Вот какая заминка грозила нашим пассажирам. Скорость течения составляет полтора узла, то есть две тысячи семьсот семьдесят восемь метров в час, притом что узел составляет одну тысячу восемьсот пятьдесят два метра.

К счастью, вскоре после отплытия подул бриз, причем кормовой, – случай совершенно исключительный! – и это позволило «Тропической птице» развить скорость около четырех узлов и преодолеть течение.

Жена изгнанника устроилась вместе с детьми на корме под тентом и безучастно смотрела на пенный след из-под киля судна, не обращая внимания ни на качку, ни даже на палящее солнце, считая минуты и мысленно преодолевая пространство, отделяющее их от пункта прибытия. Ее сыновьям качка тоже, казалось, была нипочем.

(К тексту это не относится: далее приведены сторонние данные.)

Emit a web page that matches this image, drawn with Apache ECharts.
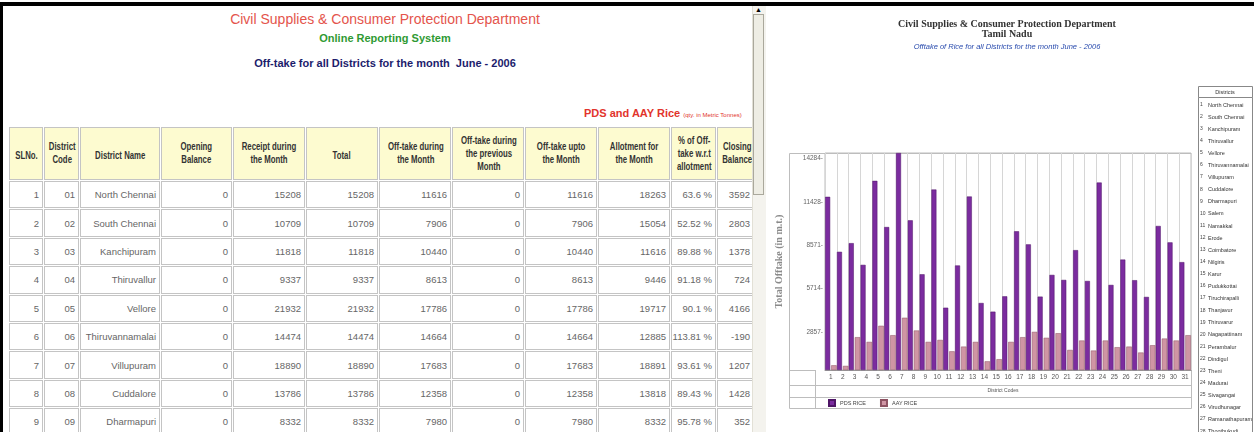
<!DOCTYPE html>
<html>
<head>
<meta charset="utf-8">
<title>Off-take for all Districts - June 2006</title>
<script src="https://cdn.jsdelivr.net/npm/echarts/dist/echarts.min.js"></script>
<style>
  body { margin:0; width:1254px; height:432px; overflow:hidden; background:#fff; position:relative;
         font-family: Arial, "Liberation Sans", sans-serif; }
  .frame-top { position:absolute; left:0; top:2px; width:1254px; height:4px; background:#000; z-index:5; }
  .frame-left { position:absolute; left:0; top:2px; width:3px; height:430px; background:#000; z-index:5; }
  .head { position:absolute; left:0; width:770px; text-align:center; white-space:nowrap; }
  .h1 { top:11px; font-size:14px; color:#e4544c; }
  .h2 { top:32px; font-size:11px; font-weight:bold; color:#2f9a33; }
  .h3 { top:57px; font-size:11px; font-weight:bold; color:#1c1c6c; }
  .unit { position:absolute; left:584px; top:107px; white-space:nowrap; color:#e2342c; font-weight:bold; font-size:11px; }
  .unit small { font-size:6px; font-weight:normal; }
  table.offtake { position:absolute; left:8px; top:126px; width:735px; table-layout:fixed;
                  border-collapse:separate; border-spacing:1px; }
  table.offtake td { border:1px solid #c4c4c4; box-sizing:border-box; padding:0 3px 0 0; white-space:nowrap; overflow:visible; }
  table.offtake tr.hd td { height:53px; background:#fdfbd0; text-align:center; padding:0; }
  table.offtake tr.hd td span { display:inline-block; transform:scaleX(0.78); transform-origin:center;
                  font:bold 10px/13px Arial, "Liberation Sans", sans-serif; color:#333; }
  table.offtake tr.row td { height:27.4px; text-align:right; font-size:9.5px; color:#666; }
  .scroll { position:absolute; left:752px; top:6px; width:13px; height:426px; background:#f4f3ee; border-left:1px solid #e2e0d6; }
  .thumb { position:absolute; left:753px; top:14px; width:11px; height:181px; background:#eeede4; border:1px solid #aaa89c; box-sizing:border-box; }
  .arrow { position:absolute; left:753px; top:6px; width:11px; height:8px; font-size:7px; line-height:8px; text-align:center; color:#000; }
  #chart { position:absolute; left:766px; top:0; width:488px; height:432px; }
</style>
</head>
<body>
<div class="frame-top"></div>
<div class="frame-left"></div>
<div class="head h1">Civil Supplies &amp; Consumer Protection Department</div>
<div class="head h2">Online Reporting System</div>
<div class="head h3">Off-take for all Districts for the month&nbsp; June - 2006</div>
<div class="unit">PDS and AAY Rice <small>(qty. in Metric Tonnes)</small></div>
<table class="offtake" id="tbl"></table>
<div class="scroll"></div>
<div class="thumb"></div>
<div class="arrow">&#9650;</div>
<div id="chart"></div>

<script>
// table (left side)
const headers = ['SLNo.', 'District<br>Code', 'District Name', 'Opening<br>Balance', 'Receipt during<br>the Month', 'Total',
  'Off-take during<br>the Month', 'Off-take during<br>the previous<br>Month', 'Off-take upto<br>the Month',
  'Allotment for<br>the Month', '% of Off-<br>take w.r.t<br>allotment', 'Closing<br>Balance']
const colWidths = [34, 35, 80, 71, 72, 72, 72, 72, 72, 72, 45, 37]

const tblCodes = ['01', '02', '03', '04', '05', '06', '07', '08', '09']
const tblNames = ['North Chennai', 'South Chennai', 'Kanchipuram', 'Thiruvallur', 'Vellore', 'Thiruvannamalai', 'Villupuram', 'Cuddalore', 'Dharmapuri']
const openingBal = [0, 0, 0, 0, 0, 0, 0, 0, 0]
const receipt = [15208, 10709, 11818, 9337, 21932, 14474, 18890, 13786, 8332]
const total = [15208, 10709, 11818, 9337, 21932, 14474, 18890, 13786, 8332]
const offtakeMonth = [11616, 7906, 10440, 8613, 17786, 14664, 17683, 12358, 7980]
const offtakePrev = [0, 0, 0, 0, 0, 0, 0, 0, 0]
const offtakeUpto = [11616, 7906, 10440, 8613, 17786, 14664, 17683, 12358, 7980]
const allotment = [18263, 15054, 11616, 9446, 19717, 12885, 18891, 13818, 8332]
const pctOfftake = ['63.6 %', '52.52 %', '89.88 %', '91.18 %', '90.1 %', '113.81 %', '93.61 %', '89.43 %', '95.78 %']
const closingBal = [3592, 2803, 1378, 724, 4166, -190, 1207, 1428, 352]

const tbl = document.getElementById('tbl')
let html = '<colgroup>' + colWidths.map(w => `<col style="width:${w}px">`).join('') + '</colgroup>'
html += '<tr class="hd">' + headers.map(h => `<td><span>${h}</span></td>`).join('') + '</tr>'
tblCodes.forEach((code, i) => {
  const cells = [i + 1, code, tblNames[i], openingBal[i], receipt[i], total[i], offtakeMonth[i],
    offtakePrev[i], offtakeUpto[i], allotment[i], pctOfftake[i], closingBal[i]]
  html += '<tr class="row">' + cells.map(c => `<td>${c}</td>`).join('') + '</tr>'
})
tbl.innerHTML = html

// chart (right side)
const districtCodes = ['1', '2', '3', '4', '5', '6', '7', '8', '9', '10', '11', '12', '13', '14', '15', '16',
  '17', '18', '19', '20', '21', '22', '23', '24', '25', '26', '27', '28', '29', '30', '31']
const pdsRice = [11400, 7780, 8350, 6920, 12450, 9410, 14284, 9850, 6300, 11880, 4100, 6880, 11420, 4410, 3840, 4850,
  9130, 8270, 4830, 6260, 5930, 7890, 5860, 12340, 5600, 7270, 5910, 4810, 9480, 8400, 7100]
const aayRice = [310, 270, 2160, 1850, 2910, 2290, 3440, 2600, 1850, 1980, 1230, 1540, 1850, 570, 710, 1850,
  2160, 2510, 2120, 2420, 1320, 1940, 1280, 1940, 1500, 1540, 1150, 1630, 2070, 1940, 2290]
const yTickLabels = ['', '2857', '5714', '8571', '11428', '14284']
const districtList = ['North Chennai', 'South Chennai', 'Kanchipuram', 'Thiruvallur', 'Vellore', 'Thiruvannamalai',
  'Villupuram', 'Cuddalore', 'Dharmapuri', 'Salem', 'Namakkal', 'Erode', 'Coimbatore', 'Nilgiris', 'Karur',
  'Pudukkottai', 'Tiruchirapalli', 'Thanjavur', 'Thiruvarur', 'Nagapattinam', 'Perambalur', 'Dindigul', 'Theni',
  'Madurai', 'Sivagangai', 'Virudhunagar', 'Ramanathapuram', 'Thoothukudi', 'Tirunelveli', 'Kanyakumari', 'Krishnagiri']

const tickStep = 14284 / 5
const chart = echarts.init(document.getElementById('chart'))

const frame = { stroke: '#bdbdbd', fill: null, lineWidth: 1 }
const graphic = [
  { type: 'text', x: 241, y: 19, style: { text: 'Civil Supplies & Consumer Protection Department', align: 'center',
    font: 'bold 10px "Liberation Serif", serif', fill: '#333' } },
  { type: 'text', x: 241, y: 29, style: { text: 'Tamil Nadu', align: 'center', font: 'bold 10px "Liberation Serif", serif', fill: '#333' } },
  { type: 'text', x: 241, y: 43, style: { text: 'Offtake of Rice for all Districts for the month June - 2006', align: 'center',
    font: 'italic 7.5px Arial, sans-serif', fill: '#2a4cae' } },
  { type: 'rect', shape: { x: 23.5, y: 153.5, width: 402, height: 255 }, style: frame, silent: true },
  { type: 'line', shape: { x1: 23, y1: 385.5, x2: 425, y2: 385.5 }, style: frame },
  { type: 'line', shape: { x1: 23, y1: 397.5, x2: 425, y2: 397.5 }, style: frame },
  { type: 'line', shape: { x1: 23, y1: 370.5, x2: 49, y2: 370.5 }, style: frame },
  { type: 'line', shape: { x1: 49.5, y1: 370, x2: 49.5, y2: 408 }, style: frame },
  { type: 'text', x: 237, y: 388, style: { text: 'District Codes', align: 'center', font: '5px Arial', fill: '#555' } },
  // district key on the right
  { type: 'rect', shape: { x: 432.5, y: 86.5, width: 54, height: 11 }, style: { stroke: '#888', fill: '#fff' } },
  { type: 'text', x: 459, y: 89, style: { text: 'Districts', align: 'center', font: '5.5px Arial', fill: '#333' } },
  { type: 'rect', shape: { x: 432.5, y: 97.5, width: 54, height: 345 }, style: { stroke: '#888', fill: '#fff' } }
]
districtList.forEach((name, i) => {
  graphic.push({ type: 'text', x: 434, y: 102 + i * 12.1, style: { text: String(i + 1), font: '5px Arial', fill: '#444' } })
  graphic.push({ type: 'text', x: 442, y: 102 + i * 12.1, style: { text: name, font: '5.5px Arial', fill: '#333' } })
})

chart.setOption({
  animation: false,
  grid: { left: 49, right: 63, top: 153, bottom: 62, show: true, borderColor: '#bdbdbd', borderWidth: 1 },
  legend: {
    left: 62, top: 399, padding: 0, itemWidth: 6, itemHeight: 6, itemGap: 14, icon: 'rect',
    textStyle: { fontSize: 5.5, color: '#444' }
  },
  xAxis: {
    type: 'category',
    data: districtCodes,
    axisLine: { lineStyle: { color: '#999' } },
    axisTick: { show: false },
    axisLabel: { interval: 0, fontSize: 6.5, color: '#555', margin: 4 },
    splitLine: { show: true, lineStyle: { color: '#d6d6d6' } }
  },
  yAxis: {
    type: 'value',
    min: 0,
    max: 14284,
    interval: tickStep,
    name: 'Total Offtake (in m.t.)',
    nameLocation: 'middle',
    nameGap: 41,
    nameTextStyle: { fontFamily: '"Liberation Serif", serif', fontWeight: 'bold', fontSize: 10, color: '#8a8a8a' },
    axisLine: { show: false },
    axisTick: { show: false },
    splitLine: { show: false },
    axisLabel: {
      showMaxLabel: true,
      margin: 2,
      fontSize: 6.5,
      color: '#666',
      verticalAlign: 'top',
      padding: [2, 0, 0, 0],
      formatter: v => {
        const t = yTickLabels[Math.round(v / tickStep)]
        return t ? t + '-' : ''
      }
    }
  },
  series: [
    { name: 'PDS RICE', type: 'bar', data: pdsRice, barWidth: 5, barGap: '20%',
      itemStyle: { color: '#7b2c9f', borderColor: '#4e1566', borderWidth: 0.5 } },
    { name: 'AAY RICE', type: 'bar', data: aayRice, barWidth: 5.5,
      itemStyle: { color: '#cf95a4', borderColor: '#8d5262', borderWidth: 0.5 } }
  ],
  graphic: graphic
})
</script>
</body>
</html>
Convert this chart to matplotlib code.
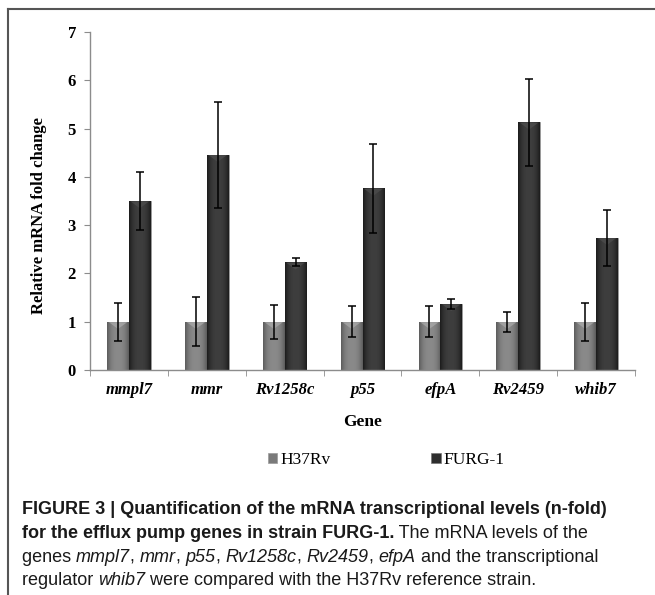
import numpy as np
import matplotlib
matplotlib.use("Agg")
import matplotlib.pyplot as plt
from matplotlib.lines import Line2D
from matplotlib.patches import Patch

genes = ["mmpl7", "mmr", "Rv1258c", "p55", "efpA", "Rv2459", "whib7"]
h37rv = [1.0, 1.0, 1.0, 1.0, 1.0, 1.0, 1.0]
h37rv_err = [0.39, 0.51, 0.35, 0.32, 0.32, 0.21, 0.39]
furg1 = [3.50, 4.46, 2.23, 3.76, 1.37, 5.13, 2.74]
furg1_err = [0.60, 1.10, 0.08, 0.92, 0.10, 0.90, 0.58]
series_names = ["H37Rv", "FURG-1"]
yticks = [0, 1, 2, 3, 4, 5, 6, 7]

W, H = 655, 595
fig = plt.figure(figsize=(W / 100, H / 100), dpi=100)
ax = fig.add_axes([90 / W, 1 - 370 / H, 545 / W, 338 / H])

SERIF = "Liberation Serif"
SANS = "Liberation Sans"

x = np.arange(len(genes))
bw = 0.28
off = 0.14


def grad_bars(xpos, vals, edge, center):
    bars = ax.bar(xpos, vals, width=bw, color=center, edgecolor="#9a9a9a",
                  linewidth=0.6, zorder=2)
    t = np.linspace(0, 1, 64)
    prof = 1 - np.abs(2 * t - 1) ** 2.5
    e = np.array(matplotlib.colors.to_rgb(edge))
    c = np.array(matplotlib.colors.to_rgb(center))
    row = e[None, :] + (c - e)[None, :] * prof[:, None]
    img = np.repeat(row[None, :, :], 4, axis=0)
    for b in bars:
        x0, w, h = b.get_x(), b.get_width(), b.get_height()
        im = ax.imshow(img, extent=(x0, x0 + w, 0, h), aspect="auto",
                       zorder=2.5, interpolation="bilinear")
        im.set_clip_path(b)
        ax.fill([x0 + w * 0.08, x0 + w * 0.92, x0 + w * 0.5],
                [h - 0.01, h - 0.01, h - 0.15],
                color=np.clip(c * 1.25, 0, 1), alpha=0.7,
                zorder=2.6, lw=0)
    return bars


grad_bars(x - off, h37rv, "#5c5c5c", "#8a8a8a")
grad_bars(x + off, furg1, "#1c1c1c", "#3e3e3e")

ax.errorbar(x - off, h37rv, yerr=h37rv_err, fmt="none", ecolor="black",
            elinewidth=1.1, capsize=3, capthick=1.1, zorder=4)
ax.errorbar(x + off, furg1, yerr=furg1_err, fmt="none", ecolor="black",
            elinewidth=1.1, capsize=3, capthick=1.1, zorder=4)

ax.set_xlim(-0.5, len(genes) - 0.5)
ax.set_ylim(0, 7)
ax.set_yticks(yticks)
ax.set_yticklabels([str(v) for v in yticks], fontfamily=SERIF,
                   fontweight="bold", fontsize=12)
ax.set_xticks(x)
ax.set_xticklabels(genes, fontfamily=SERIF, fontweight="bold",
                   fontstyle="italic", fontsize=12)
ax.set_xticks(np.arange(-0.5, len(genes)), minor=True)
ax.tick_params(axis="x", which="major", length=0, pad=9)
ax.tick_params(axis="x", which="minor", length=4, color="#8c8c8c",
               direction="out")
ax.tick_params(axis="y", length=4, color="#8c8c8c", pad=6)
for s in ["top", "right"]:
    ax.spines[s].set_visible(False)
for s in ["left", "bottom"]:
    ax.spines[s].set_color("#8c8c8c")
    ax.spines[s].set_linewidth(1.0)

fig.text(39 / W, 1 - 216 / H, "Relative mRNA fold change", rotation=90,
         ha="center", va="center", fontfamily=SERIF, fontweight="bold",
         fontsize=12)
fig.text(363 / W, 1 - 422 / H, "Gene", ha="center", va="center",
         fontfamily=SERIF, fontweight="bold", fontsize=12.5)

handles = [Patch(facecolor="#7a7a7a", edgecolor="#9a9a9a", lw=0.5),
           Patch(facecolor="#2e2e2e", edgecolor="#777777", lw=0.5)]
fig.legend(handles, series_names, loc="center",
           bbox_to_anchor=(386 / W, 1 - 460 / H),
           ncol=2, frameon=False, handlelength=0.55, handleheight=0.55,
           handletextpad=0.15, columnspacing=5.8,
           prop={"family": SERIF, "size": 12.5})

# frame
fig.add_artist(Line2D([8 / W, 1.0], [1 - 9 / H, 1 - 9 / H], color="#555555",
                      lw=1.5, transform=fig.transFigure))
fig.add_artist(Line2D([8 / W, 8 / W], [1 - 9 / H, 0.0], color="#555555",
                      lw=1.5, transform=fig.transFigure))

fig.canvas.draw()
renderer = fig.canvas.get_renderer()


def rich(xpx, ypx, pieces, size=13):
    for txt, weight, style in pieces:
        t = fig.text(xpx / W, 1 - ypx / H, txt, fontsize=size,
                     fontweight=weight, fontstyle=style, fontfamily=SANS,
                     ha="left", va="baseline", color="#1a1a1a")
        bb = t.get_window_extent(renderer)
        xpx += bb.width


B, N = "bold", "normal"
rich(22, 514, [("FIGURE 3 | Quantification of the mRNA transcriptional levels (n-fold)", B, N)])
rich(22, 538, [("for the efflux pump genes in strain FURG-1.", B, N),
               (" The mRNA levels of the", N, N)])
rich(22, 562, [("genes ", N, N), ("mmpl7", N, "italic"), (", ", N, N),
               ("mmr", N, "italic"), (", ", N, N), ("p55", N, "italic"),
               (", ", N, N), ("Rv1258c", N, "italic"), (", ", N, N),
               ("Rv2459", N, "italic"), (", ", N, N), ("efpA", N, "italic"),
               (" and the transcriptional", N, N)])
rich(22, 585, [("regulator ", N, N), ("whib7", N, "italic"),
               (" were compared with the H37Rv reference strain.", N, N)])

fig.savefig("out.png", dpi=100)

В отличие от бедного Николя. Бледный как смерть, без кровинки на лице, он распластался на свернутом в бухту канате, зажав ноздри в безуспешной попытке справиться с морской болезнью.

Легкое судно с раздутыми парусами шло, увы, не плавно, но переваливаясь с одной короткой волны на другую, и парижанину, которого выворачивало при каждом толчке, ежеминутно казалось, что он вот-вот отдаст богу душу.

Внезапно чей-то голос нарушил задумчивое состояние мадам Робен. Это был капитан. Он подошел прямо к ней, держа в руке фуражку с белым чехлом на тулье и выражая всем своим видом самое глубокое уважение.

– Мадам, вы приносите счастье «Тропической птице». Никогда еще наше плавание не начиналось так гладко.

– Так вы француз? – спросила она, одинаково удивленная правильно построенной фразой, и акцентом, с которым ее произнесли.

– Я капитан голландского судна, – заявил моряк, избегая, впрочем, ответа на вопрос. – В нашем деле нужно знать несколько языков. Хотя в том, что я владею языком вашей страны, нет никакой моей заслуги: родители были французы.